While there are several scenes where Kim puts herself in harm’s way to get her story—cars explode, bombs go off, gunfire rings out, a gathering of men get angry when she tries to hide a camera under her traditional full-body cloak while filming them—the narrative often feels more like a raunchy sex comedy than a bird’s-eye view of the on-the-job hazards that the actual Barker routinely faced. Instead, when Kim firsts meets Billy Bob Thornton’s crusty general while covering his Marine unit, he warns her not to sleep with his men. Tanya’s first question after meeting Kim is if she would mind if she slept with the men assigned to protect her. The lusty Afghan prime minister (Alfred Molina, a British actor of Italian and Spanish descent who has turned into a modern-day Anthony Quinn) would grant the rookie special access if she becomes his “special friend.”
True sexual tension arrives in the form of Martin Freeman’s rudely rogue-ish Scottish shutterbug and it’s only a matter of time before bickering turns into bedding. Actually, the casting goes a long way to camouflage the flaws that flare up, and screenwriter Robert Carlock (who worked with Fey both on “30 Rock” and ‘”Unbreakable Kimmy Schmidt”) and directors Glenn Ficarra and John Requa (who wrote “Bad Santa” and helmed “Crazy, Stupid, Love”) know their way around bawdy behavior and all-night carousing. What they can’t do is create believably harrowing action sequences (with New Mexico ably filling in for the Middle East). Meanwhile, Fey and Robbie’s makeup never smudges and rarely do they break a sweat.

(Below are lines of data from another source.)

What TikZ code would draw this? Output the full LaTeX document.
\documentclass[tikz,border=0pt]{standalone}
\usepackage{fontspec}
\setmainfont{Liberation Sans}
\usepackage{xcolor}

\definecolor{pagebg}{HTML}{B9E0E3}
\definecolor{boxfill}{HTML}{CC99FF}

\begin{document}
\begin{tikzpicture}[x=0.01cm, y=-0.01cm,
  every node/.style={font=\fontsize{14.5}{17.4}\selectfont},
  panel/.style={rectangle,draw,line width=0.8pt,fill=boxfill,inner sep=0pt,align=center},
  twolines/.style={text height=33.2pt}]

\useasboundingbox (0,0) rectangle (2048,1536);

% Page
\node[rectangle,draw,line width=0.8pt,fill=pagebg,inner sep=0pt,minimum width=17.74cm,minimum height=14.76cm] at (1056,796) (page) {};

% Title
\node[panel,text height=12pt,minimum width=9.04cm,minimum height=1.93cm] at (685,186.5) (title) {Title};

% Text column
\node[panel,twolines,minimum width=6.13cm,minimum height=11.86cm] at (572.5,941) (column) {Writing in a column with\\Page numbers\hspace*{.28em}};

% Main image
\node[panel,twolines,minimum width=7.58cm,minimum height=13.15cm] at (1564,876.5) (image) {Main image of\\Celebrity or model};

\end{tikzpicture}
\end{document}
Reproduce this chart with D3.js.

Is “Whiskey Tango Foxtrot” a horrible movie about a white outsider plopped in the middle of Afghanistan? No, that would be last year’s “Rock the Kasbah.” But neither does "Whiskey Tango Foxtrot" fulfill its assigned duty to provide evidence of Fey’s versatility. After seeing Carell and her together on the Academy Awards, perhaps they could remake “Born Yesterday” for these Trump-ish times. Fey playing dumb? Now that would be a challenge.